Broadband speed checker

A broadband speed checker answers what you are actually getting now, not the headline on an advert. Use Pulse when you want download speed, latency, and jitter measured in real conditions—especially before you dispute bills or upgrades. Treat it as evidence gathering, not a single lucky number.

When to use a broadband speed checker

Use it when streaming stutters despite a fast package, when you are weighing an upgrade, or when you need dated notes before calling your provider. Skip it if you want a win in one tap without context—fair checks need repeats and notes.

What Pulse can confirm and what it cannot

Pulse reports download speed, latency, and jitter for your browser session. It does not measure upload. It does not store results server-side for this tool—save screenshots yourself. See methodology and privacy.

Common reasons results sit below the package

How to test fairly before contacting your provider

Run once on Ethernet if possible, then from the room you actually use on Wi-Fi. Pause big downloads. Note date and time. Example: in Sheffield a wired run hit 95 Mbps at teatime while kitchen Wi-Fi showed 41 Mbps—the gap was local wireless, not the cabinet.

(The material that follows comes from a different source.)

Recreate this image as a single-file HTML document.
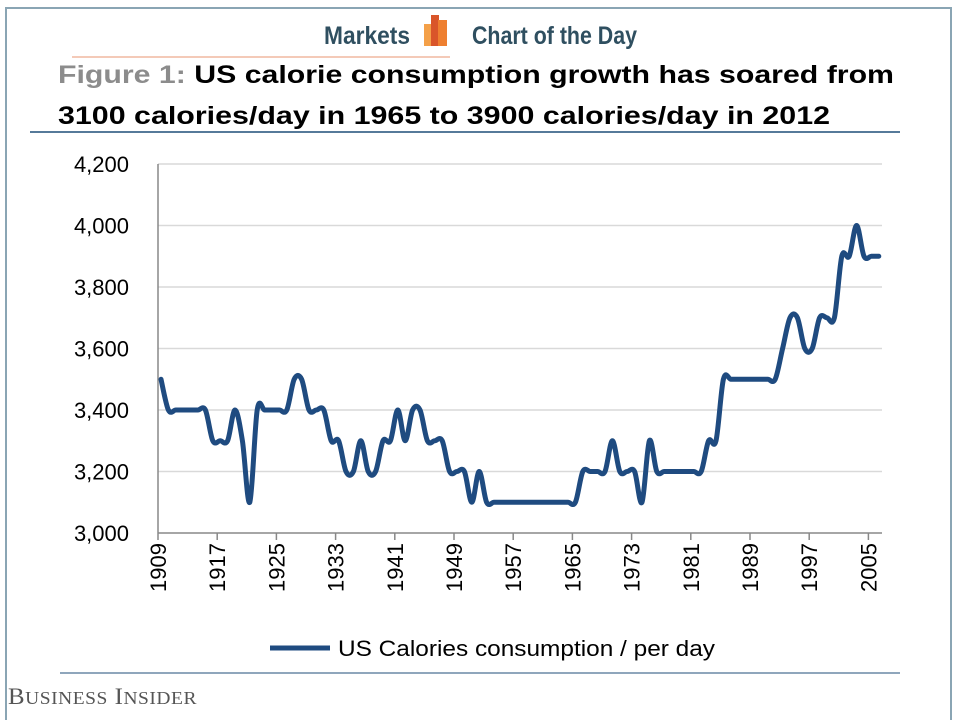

When repeated low results justify escalation

When fair wired tests over several days stay clearly below what your paperwork suggests and you have ticket numbers, you are stronger than after one screenshot. In Plymouth a week of evening logs helped an ISP accept a fault.

Run the live checker

Open the Pulse speed test on the homepage. This page explains checking; the tool lives on the home page.

FAQ

Is one broadband speed check enough to prove a fault?

Rarely. Providers expect a pattern: several runs on a fair setup, often including at least one Ethernet test, across more than one day.

Should I use Wi-Fi or Ethernet when checking my package?

Ethernet shows what the line can do. Wi-Fi shows what the room gets. Compare both before blaming the street cabinet.

Can Pulse decide if my ISP broke a contract?

No. It helps you document speeds and stability; contract outcomes depend on your terms and their process.

Why are my evening checks slower than lunchtime?

Peak-time demand and busier home use both matter. Label tests with the time if you raise a case.